TASK TO CARRY OUT >> In the listing below, find every line containing "with" and copy it out.

PROVIDED ENTRIES >>
------------------------------------
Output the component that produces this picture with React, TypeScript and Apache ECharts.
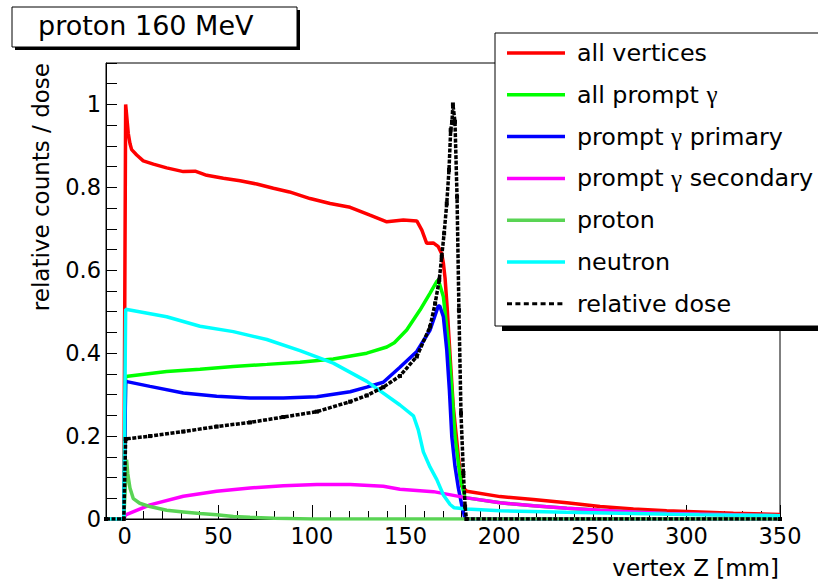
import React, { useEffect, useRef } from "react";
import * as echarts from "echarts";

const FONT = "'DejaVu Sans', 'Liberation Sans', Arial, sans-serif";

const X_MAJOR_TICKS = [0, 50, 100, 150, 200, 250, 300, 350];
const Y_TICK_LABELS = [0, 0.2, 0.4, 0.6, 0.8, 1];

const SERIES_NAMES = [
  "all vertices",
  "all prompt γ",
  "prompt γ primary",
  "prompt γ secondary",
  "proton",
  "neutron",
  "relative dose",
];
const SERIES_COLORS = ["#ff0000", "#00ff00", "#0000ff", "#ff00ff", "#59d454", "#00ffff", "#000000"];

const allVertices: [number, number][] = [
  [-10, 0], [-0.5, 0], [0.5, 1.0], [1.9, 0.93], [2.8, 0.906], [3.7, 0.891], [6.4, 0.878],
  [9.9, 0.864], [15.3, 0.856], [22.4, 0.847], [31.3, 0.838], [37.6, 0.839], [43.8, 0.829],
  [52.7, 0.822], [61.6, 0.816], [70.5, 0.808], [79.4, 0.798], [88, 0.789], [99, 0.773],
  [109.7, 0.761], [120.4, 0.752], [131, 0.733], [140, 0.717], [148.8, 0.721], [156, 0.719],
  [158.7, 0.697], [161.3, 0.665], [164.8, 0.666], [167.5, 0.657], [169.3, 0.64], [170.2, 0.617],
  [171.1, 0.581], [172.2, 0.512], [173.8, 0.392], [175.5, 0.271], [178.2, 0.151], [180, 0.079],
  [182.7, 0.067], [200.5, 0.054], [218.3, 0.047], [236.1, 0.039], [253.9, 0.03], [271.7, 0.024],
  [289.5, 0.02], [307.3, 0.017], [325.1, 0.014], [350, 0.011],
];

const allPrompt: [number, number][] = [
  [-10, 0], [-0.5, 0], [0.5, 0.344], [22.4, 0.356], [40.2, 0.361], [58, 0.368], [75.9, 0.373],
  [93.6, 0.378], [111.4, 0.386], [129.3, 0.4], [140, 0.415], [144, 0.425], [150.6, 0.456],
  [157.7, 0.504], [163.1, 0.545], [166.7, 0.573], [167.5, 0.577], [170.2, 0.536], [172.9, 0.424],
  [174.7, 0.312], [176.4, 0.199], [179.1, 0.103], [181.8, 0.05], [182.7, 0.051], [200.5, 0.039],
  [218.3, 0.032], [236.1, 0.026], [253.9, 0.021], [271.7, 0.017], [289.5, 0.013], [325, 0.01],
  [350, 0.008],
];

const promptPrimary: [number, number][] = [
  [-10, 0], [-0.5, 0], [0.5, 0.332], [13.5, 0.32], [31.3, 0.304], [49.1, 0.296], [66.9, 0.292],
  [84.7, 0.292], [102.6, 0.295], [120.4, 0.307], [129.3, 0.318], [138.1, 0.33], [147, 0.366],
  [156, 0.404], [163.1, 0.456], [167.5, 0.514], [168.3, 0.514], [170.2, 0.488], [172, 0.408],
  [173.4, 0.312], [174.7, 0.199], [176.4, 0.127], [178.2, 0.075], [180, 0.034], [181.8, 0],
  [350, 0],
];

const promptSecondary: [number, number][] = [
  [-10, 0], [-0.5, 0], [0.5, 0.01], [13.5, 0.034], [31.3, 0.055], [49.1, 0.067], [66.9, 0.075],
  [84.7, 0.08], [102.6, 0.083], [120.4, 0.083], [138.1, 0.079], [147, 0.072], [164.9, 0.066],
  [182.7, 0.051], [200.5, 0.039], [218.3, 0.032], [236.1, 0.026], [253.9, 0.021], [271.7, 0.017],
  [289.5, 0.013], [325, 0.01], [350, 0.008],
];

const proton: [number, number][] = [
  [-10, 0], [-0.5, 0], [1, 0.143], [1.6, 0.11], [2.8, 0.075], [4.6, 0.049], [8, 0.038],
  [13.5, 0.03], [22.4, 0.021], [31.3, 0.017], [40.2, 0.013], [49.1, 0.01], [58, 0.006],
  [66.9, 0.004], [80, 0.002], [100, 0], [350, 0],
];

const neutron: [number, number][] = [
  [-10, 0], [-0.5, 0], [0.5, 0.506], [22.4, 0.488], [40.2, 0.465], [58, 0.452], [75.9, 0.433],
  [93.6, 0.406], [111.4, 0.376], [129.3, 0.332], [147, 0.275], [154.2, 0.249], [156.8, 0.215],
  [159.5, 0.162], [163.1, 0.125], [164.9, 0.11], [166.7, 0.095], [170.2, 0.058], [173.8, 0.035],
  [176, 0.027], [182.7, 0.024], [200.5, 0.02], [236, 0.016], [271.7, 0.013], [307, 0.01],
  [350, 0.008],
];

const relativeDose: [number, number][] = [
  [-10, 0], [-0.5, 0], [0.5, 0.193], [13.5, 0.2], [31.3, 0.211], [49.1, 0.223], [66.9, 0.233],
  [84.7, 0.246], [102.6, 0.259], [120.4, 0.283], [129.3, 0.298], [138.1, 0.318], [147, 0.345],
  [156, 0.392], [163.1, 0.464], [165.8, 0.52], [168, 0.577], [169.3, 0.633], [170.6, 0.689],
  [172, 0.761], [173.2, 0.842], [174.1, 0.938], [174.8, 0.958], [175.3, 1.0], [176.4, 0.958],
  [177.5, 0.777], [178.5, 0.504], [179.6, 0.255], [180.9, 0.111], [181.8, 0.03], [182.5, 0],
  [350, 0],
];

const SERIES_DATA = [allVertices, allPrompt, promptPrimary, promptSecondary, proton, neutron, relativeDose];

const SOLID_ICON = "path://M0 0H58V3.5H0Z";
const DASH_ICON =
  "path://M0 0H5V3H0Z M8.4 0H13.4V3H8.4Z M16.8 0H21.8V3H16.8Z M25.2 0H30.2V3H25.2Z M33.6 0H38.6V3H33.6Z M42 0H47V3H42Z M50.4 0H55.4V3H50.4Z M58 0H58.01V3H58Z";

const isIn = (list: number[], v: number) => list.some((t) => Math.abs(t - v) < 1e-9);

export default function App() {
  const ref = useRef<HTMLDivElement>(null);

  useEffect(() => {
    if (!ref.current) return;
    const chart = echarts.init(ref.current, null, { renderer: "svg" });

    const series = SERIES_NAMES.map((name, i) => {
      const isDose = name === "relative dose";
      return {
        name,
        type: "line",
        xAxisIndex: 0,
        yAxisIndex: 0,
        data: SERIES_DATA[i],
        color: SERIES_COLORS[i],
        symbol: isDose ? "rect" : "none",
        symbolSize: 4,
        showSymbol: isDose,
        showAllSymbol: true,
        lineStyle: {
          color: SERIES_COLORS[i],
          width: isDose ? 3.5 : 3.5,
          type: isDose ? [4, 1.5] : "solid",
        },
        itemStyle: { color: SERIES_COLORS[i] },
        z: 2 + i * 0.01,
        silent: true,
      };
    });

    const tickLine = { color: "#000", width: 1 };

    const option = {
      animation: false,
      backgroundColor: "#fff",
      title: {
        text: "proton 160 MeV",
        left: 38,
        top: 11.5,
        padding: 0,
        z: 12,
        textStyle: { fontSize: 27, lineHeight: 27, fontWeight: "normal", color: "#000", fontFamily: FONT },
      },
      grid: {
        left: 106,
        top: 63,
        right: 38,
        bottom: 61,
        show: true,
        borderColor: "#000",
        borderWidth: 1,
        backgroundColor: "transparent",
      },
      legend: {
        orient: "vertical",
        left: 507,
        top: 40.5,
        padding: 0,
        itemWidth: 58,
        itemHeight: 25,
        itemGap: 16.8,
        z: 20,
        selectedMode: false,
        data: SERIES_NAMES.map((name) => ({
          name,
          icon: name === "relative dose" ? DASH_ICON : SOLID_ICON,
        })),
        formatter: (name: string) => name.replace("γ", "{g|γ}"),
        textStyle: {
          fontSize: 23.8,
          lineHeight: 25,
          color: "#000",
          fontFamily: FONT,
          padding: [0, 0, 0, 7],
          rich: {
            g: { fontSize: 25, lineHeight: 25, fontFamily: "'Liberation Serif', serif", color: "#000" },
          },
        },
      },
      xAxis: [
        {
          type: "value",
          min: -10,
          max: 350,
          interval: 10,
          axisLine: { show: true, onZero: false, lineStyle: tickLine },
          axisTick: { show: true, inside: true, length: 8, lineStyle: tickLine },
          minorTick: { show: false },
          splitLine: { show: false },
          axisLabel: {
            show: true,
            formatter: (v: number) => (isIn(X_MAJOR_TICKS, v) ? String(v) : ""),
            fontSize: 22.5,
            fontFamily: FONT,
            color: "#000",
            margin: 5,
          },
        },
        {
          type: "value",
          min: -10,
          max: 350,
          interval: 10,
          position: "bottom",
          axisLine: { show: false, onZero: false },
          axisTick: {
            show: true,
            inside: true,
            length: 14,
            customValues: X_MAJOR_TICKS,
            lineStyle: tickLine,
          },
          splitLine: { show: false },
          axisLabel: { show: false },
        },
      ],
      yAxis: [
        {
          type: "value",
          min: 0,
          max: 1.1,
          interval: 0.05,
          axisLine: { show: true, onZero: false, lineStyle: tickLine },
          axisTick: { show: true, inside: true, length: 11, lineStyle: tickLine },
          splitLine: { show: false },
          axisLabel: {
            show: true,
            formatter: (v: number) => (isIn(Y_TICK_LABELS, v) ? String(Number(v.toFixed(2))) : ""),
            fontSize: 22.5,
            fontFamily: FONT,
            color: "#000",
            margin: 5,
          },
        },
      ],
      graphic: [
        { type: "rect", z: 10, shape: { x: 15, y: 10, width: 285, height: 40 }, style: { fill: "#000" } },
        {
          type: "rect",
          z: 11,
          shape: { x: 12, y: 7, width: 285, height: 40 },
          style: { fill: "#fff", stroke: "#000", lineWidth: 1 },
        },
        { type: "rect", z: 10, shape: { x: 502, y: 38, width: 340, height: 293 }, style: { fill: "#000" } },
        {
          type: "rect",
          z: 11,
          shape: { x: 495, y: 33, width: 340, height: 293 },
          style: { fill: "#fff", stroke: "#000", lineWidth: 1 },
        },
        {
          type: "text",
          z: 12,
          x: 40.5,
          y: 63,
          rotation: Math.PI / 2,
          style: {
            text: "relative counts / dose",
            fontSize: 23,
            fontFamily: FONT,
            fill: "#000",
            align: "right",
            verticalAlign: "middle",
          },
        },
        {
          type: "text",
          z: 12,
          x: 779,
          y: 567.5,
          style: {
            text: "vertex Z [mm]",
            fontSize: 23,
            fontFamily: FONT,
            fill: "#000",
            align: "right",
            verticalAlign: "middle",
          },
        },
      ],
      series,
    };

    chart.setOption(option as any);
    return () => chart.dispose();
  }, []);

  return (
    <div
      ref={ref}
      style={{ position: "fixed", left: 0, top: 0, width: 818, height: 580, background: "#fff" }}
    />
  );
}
------------------------------------
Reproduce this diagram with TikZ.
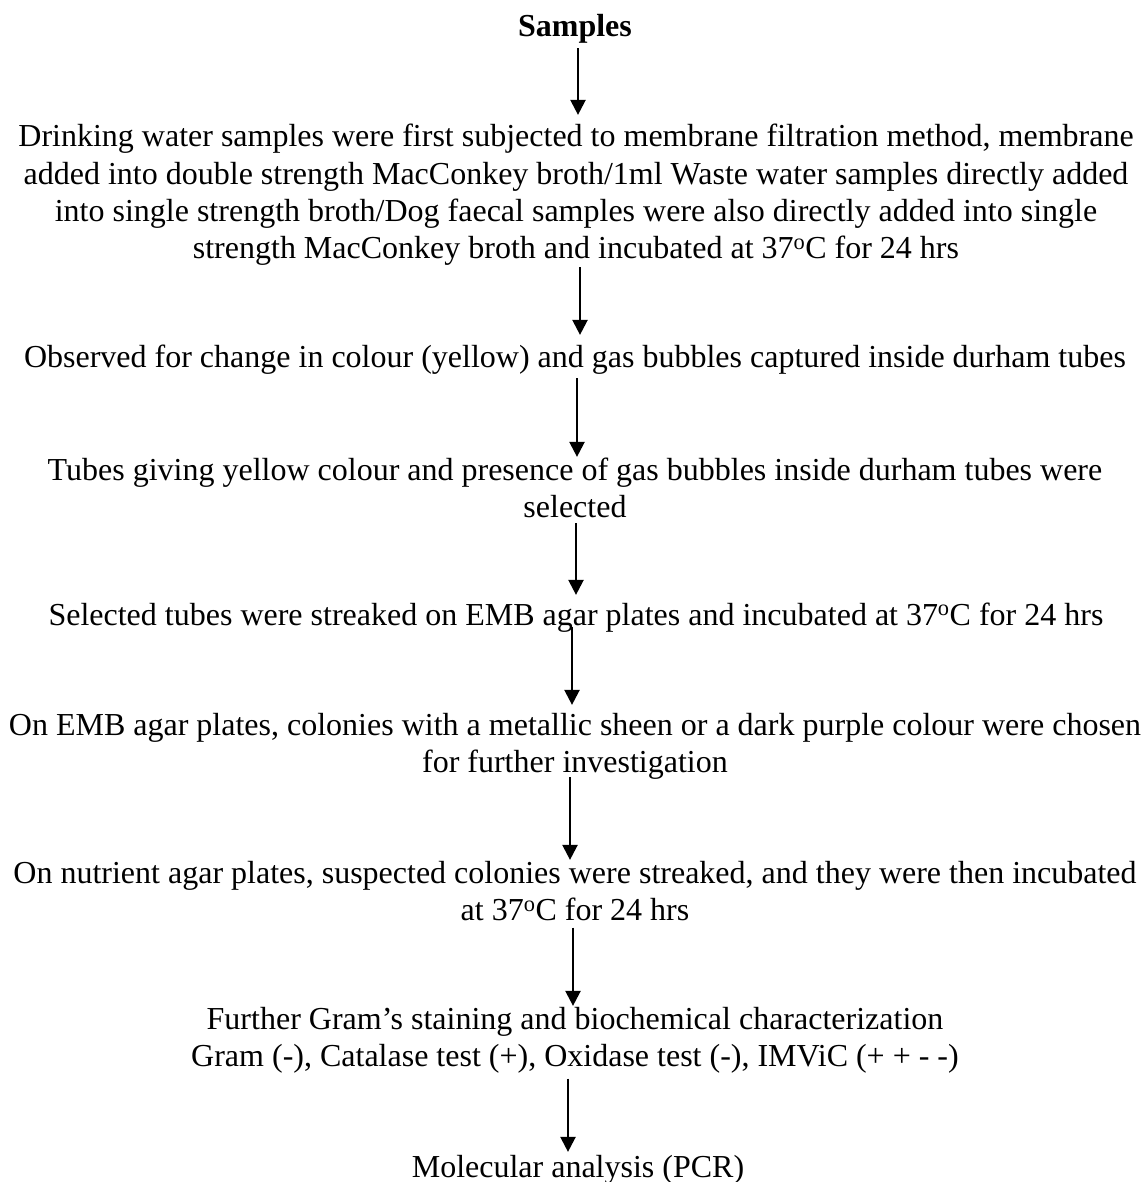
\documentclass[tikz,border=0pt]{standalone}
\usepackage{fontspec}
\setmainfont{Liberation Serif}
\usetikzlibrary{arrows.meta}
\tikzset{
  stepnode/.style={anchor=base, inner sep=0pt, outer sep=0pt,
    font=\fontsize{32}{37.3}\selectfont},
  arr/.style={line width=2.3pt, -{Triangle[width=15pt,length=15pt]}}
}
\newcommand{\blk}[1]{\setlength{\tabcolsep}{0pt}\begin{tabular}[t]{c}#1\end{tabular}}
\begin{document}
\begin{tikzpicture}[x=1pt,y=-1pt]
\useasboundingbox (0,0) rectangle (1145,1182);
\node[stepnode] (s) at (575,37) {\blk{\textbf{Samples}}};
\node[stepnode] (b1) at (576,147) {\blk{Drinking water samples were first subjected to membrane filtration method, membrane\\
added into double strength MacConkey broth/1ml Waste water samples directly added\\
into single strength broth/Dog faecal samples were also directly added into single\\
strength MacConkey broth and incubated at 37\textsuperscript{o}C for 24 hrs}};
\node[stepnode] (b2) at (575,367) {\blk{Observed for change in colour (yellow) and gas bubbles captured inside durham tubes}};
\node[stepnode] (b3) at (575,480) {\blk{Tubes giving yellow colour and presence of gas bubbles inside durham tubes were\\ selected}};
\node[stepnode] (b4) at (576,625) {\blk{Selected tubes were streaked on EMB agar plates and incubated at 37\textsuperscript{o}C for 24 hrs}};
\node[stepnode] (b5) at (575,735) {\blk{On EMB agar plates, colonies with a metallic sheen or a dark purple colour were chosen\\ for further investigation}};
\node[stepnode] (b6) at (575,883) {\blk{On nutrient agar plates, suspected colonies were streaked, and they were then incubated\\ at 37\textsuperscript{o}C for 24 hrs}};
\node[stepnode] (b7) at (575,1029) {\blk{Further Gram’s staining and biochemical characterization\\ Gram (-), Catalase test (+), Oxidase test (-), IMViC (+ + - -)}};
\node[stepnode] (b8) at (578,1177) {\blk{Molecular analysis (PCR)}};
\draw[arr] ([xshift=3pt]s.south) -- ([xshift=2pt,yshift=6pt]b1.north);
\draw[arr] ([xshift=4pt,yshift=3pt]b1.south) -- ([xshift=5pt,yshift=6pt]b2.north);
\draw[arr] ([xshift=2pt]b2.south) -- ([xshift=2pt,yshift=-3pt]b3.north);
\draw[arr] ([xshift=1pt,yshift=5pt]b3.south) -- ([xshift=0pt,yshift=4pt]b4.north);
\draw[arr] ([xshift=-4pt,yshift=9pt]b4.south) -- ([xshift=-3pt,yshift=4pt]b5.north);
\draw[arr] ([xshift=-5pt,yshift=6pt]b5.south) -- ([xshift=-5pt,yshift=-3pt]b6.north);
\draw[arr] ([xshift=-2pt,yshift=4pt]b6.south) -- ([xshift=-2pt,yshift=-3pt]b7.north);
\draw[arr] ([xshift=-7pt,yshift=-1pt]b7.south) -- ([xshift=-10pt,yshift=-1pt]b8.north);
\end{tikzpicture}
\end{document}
------------------------------------
OUTPUT BELOW >>
Output the component that produces this picture with React, TypeScript and Apache ECharts.
Reproduce this diagram with TikZ.
\node[stepnode] (b5) at (575,735) {\blk{On EMB agar plates, colonies with a metallic sheen or a dark purple colour were chosen\\ for further investigation}};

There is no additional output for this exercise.